---------- Given information
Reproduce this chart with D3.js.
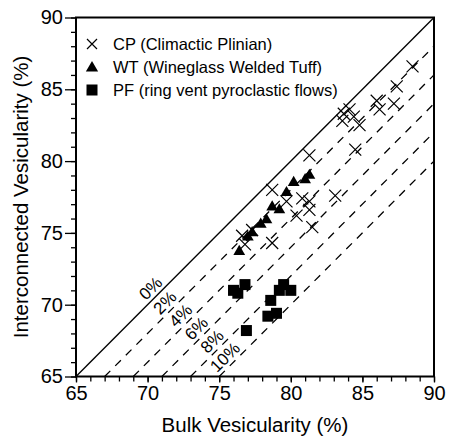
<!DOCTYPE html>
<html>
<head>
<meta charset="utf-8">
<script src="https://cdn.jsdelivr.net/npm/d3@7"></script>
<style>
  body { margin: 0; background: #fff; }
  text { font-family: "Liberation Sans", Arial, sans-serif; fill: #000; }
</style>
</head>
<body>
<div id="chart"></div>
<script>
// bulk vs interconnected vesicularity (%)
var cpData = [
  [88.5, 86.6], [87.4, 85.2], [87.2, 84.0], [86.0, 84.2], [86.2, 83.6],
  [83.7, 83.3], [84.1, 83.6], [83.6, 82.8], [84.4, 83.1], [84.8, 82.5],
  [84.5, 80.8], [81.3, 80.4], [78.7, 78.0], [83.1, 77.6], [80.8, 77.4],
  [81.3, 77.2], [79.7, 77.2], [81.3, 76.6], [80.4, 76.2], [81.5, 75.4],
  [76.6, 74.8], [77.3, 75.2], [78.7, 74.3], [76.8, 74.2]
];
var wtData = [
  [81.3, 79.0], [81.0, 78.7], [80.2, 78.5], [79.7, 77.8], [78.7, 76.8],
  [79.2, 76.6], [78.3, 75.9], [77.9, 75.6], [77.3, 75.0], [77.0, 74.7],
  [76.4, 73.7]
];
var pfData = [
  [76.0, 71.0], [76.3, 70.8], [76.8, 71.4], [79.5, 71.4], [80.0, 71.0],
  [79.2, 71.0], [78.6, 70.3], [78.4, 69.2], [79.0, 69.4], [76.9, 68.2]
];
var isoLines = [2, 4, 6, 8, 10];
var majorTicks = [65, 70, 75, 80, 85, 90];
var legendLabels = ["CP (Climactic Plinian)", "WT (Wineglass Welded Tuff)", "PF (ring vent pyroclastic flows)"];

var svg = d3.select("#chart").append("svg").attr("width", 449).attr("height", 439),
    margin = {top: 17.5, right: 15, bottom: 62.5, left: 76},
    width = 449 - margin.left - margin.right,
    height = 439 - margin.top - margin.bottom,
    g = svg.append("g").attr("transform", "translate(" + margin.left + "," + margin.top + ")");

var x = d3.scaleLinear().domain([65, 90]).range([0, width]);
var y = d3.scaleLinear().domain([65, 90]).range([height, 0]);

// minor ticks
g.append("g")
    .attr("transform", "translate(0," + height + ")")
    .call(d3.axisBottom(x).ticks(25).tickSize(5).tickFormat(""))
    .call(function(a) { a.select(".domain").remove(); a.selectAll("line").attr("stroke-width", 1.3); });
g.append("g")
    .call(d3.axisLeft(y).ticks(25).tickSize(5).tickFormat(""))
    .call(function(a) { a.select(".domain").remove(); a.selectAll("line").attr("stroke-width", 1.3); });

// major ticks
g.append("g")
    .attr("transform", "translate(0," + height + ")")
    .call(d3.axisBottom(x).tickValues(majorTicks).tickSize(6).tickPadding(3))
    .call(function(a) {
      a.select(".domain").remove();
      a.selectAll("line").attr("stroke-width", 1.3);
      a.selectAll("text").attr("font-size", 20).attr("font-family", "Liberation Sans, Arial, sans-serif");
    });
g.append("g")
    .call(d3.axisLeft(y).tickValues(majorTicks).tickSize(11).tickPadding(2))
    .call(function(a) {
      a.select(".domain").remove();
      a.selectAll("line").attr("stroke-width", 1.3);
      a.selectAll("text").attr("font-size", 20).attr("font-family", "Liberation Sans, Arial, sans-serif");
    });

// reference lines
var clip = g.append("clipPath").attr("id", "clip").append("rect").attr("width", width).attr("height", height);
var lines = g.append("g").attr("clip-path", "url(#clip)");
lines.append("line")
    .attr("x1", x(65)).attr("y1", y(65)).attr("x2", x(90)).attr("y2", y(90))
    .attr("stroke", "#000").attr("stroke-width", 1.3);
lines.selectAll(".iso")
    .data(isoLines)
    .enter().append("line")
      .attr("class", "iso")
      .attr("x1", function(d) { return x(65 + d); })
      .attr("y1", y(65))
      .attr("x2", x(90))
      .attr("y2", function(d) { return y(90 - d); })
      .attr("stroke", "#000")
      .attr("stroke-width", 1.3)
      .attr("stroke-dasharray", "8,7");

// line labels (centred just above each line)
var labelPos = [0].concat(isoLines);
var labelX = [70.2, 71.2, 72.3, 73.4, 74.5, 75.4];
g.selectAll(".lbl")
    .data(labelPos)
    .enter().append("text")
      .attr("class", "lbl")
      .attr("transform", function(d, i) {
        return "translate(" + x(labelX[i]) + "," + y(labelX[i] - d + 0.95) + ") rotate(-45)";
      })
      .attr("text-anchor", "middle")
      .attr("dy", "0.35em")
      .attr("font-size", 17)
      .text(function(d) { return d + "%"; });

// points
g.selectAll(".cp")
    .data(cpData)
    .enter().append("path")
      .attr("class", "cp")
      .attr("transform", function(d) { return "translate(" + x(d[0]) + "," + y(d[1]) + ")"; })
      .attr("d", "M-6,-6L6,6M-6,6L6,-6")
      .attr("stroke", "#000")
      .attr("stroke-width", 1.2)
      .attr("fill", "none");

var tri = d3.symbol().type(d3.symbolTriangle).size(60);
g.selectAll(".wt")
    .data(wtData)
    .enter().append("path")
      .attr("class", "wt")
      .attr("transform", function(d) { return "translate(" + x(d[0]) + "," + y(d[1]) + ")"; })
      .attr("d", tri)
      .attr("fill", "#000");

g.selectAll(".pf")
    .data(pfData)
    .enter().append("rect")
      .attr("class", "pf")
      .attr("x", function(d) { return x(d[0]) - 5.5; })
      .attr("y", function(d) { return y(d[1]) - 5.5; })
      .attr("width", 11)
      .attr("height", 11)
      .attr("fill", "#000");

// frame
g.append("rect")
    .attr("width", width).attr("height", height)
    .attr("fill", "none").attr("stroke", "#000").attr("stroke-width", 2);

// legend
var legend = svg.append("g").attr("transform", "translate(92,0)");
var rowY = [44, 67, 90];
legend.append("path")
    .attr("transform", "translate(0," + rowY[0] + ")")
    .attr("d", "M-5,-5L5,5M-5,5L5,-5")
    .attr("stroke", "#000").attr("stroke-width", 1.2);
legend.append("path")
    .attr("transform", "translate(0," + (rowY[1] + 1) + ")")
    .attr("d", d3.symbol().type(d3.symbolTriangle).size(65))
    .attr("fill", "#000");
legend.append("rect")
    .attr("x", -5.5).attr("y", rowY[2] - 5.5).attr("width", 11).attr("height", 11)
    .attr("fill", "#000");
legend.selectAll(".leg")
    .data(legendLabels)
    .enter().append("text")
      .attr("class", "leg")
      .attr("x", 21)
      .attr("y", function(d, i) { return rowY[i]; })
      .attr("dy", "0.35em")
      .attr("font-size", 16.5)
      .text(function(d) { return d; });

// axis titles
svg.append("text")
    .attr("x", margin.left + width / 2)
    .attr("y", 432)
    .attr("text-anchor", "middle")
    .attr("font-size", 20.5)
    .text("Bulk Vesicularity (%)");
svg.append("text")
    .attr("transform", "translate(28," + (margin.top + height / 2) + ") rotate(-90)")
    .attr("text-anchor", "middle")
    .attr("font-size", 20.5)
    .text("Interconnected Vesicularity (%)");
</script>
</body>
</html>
--------------------
Write out nothing but the lines from the start of the data through the line with "(ring vent pyroclastic". Leave out the pictures.

Reproduce this chart with D3.js.
<!DOCTYPE html>
<html>
<head>
<meta charset="utf-8">
<script src="https://cdn.jsdelivr.net/npm/d3@7"></script>
<style>
  body { margin: 0; background: #fff; }
  text { font-family: "Liberation Sans", Arial, sans-serif; fill: #000; }
</style>
</head>
<body>
<div id="chart"></div>
<script>
// bulk vs interconnected vesicularity (%)
var cpData = [
  [88.5, 86.6], [87.4, 85.2], [87.2, 84.0], [86.0, 84.2], [86.2, 83.6],
  [83.7, 83.3], [84.1, 83.6], [83.6, 82.8], [84.4, 83.1], [84.8, 82.5],
  [84.5, 80.8], [81.3, 80.4], [78.7, 78.0], [83.1, 77.6], [80.8, 77.4],
  [81.3, 77.2], [79.7, 77.2], [81.3, 76.6], [80.4, 76.2], [81.5, 75.4],
  [76.6, 74.8], [77.3, 75.2], [78.7, 74.3], [76.8, 74.2]
];
var wtData = [
  [81.3, 79.0], [81.0, 78.7], [80.2, 78.5], [79.7, 77.8], [78.7, 76.8],
  [79.2, 76.6], [78.3, 75.9], [77.9, 75.6], [77.3, 75.0], [77.0, 74.7],
  [76.4, 73.7]
];
var pfData = [
  [76.0, 71.0], [76.3, 70.8], [76.8, 71.4], [79.5, 71.4], [80.0, 71.0],
  [79.2, 71.0], [78.6, 70.3], [78.4, 69.2], [79.0, 69.4], [76.9, 68.2]
];
var isoLines = [2, 4, 6, 8, 10];
var majorTicks = [65, 70, 75, 80, 85, 90];
var legendLabels = ["CP (Climactic Plinian)", "WT (Wineglass Welded Tuff)", "PF (ring vent pyroclastic flows)"];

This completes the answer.